In conclusion, African countries considering adding nuclear power to the energy mix to enhance economic development and provide a stable and affordable supply of electricity for domestic and industrial utilization must have the necessary funds and be ready to pass through step-by-step technical procedures.
Alternatively, the renewable energy potential is enormous in Africa. Consider carefully the Grand Inga-3 on the Congo river as the world’s largest proposed hydropower scheme. It is a grand vision to develop a continent-wide power system. Grand Inga 3, expected to have an electricity-generating capacity of about 40,000 megawatts – which is nearly twice as much as the 20 largest nuclear power stations.

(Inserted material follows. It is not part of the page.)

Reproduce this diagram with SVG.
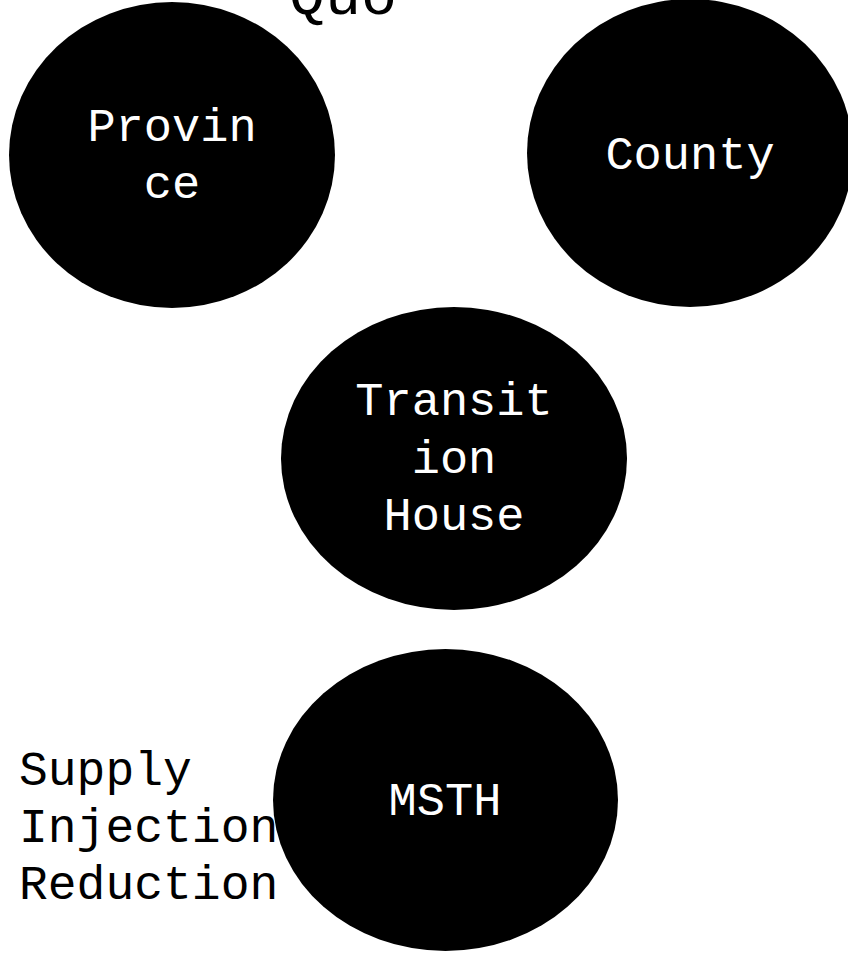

Another great resource is the Grand Ethiopian Renaissance Dam on the Blue Nile River in Ethiopia under construction since 2011. From our studies, researchers and experts strongly believe and further estimate that the cost of building nuclear power does not make any sense, when compared to the cost of building renewables or other sources of energy by pulling all those financial resources together in the continent, to solve energy shortages across Africa.
African leaders, to a large considerable extent, could boost outright energy security by revisiting this continental question. Least we forget that Africa has huge untapped natural resources. The Grand Ethiopian Renaissance Dam and Grand Inga-3 are the potential solution to the energy deficits across Africa, and for which must be coordinated within the framework of the Agenda 2063 by the African Union.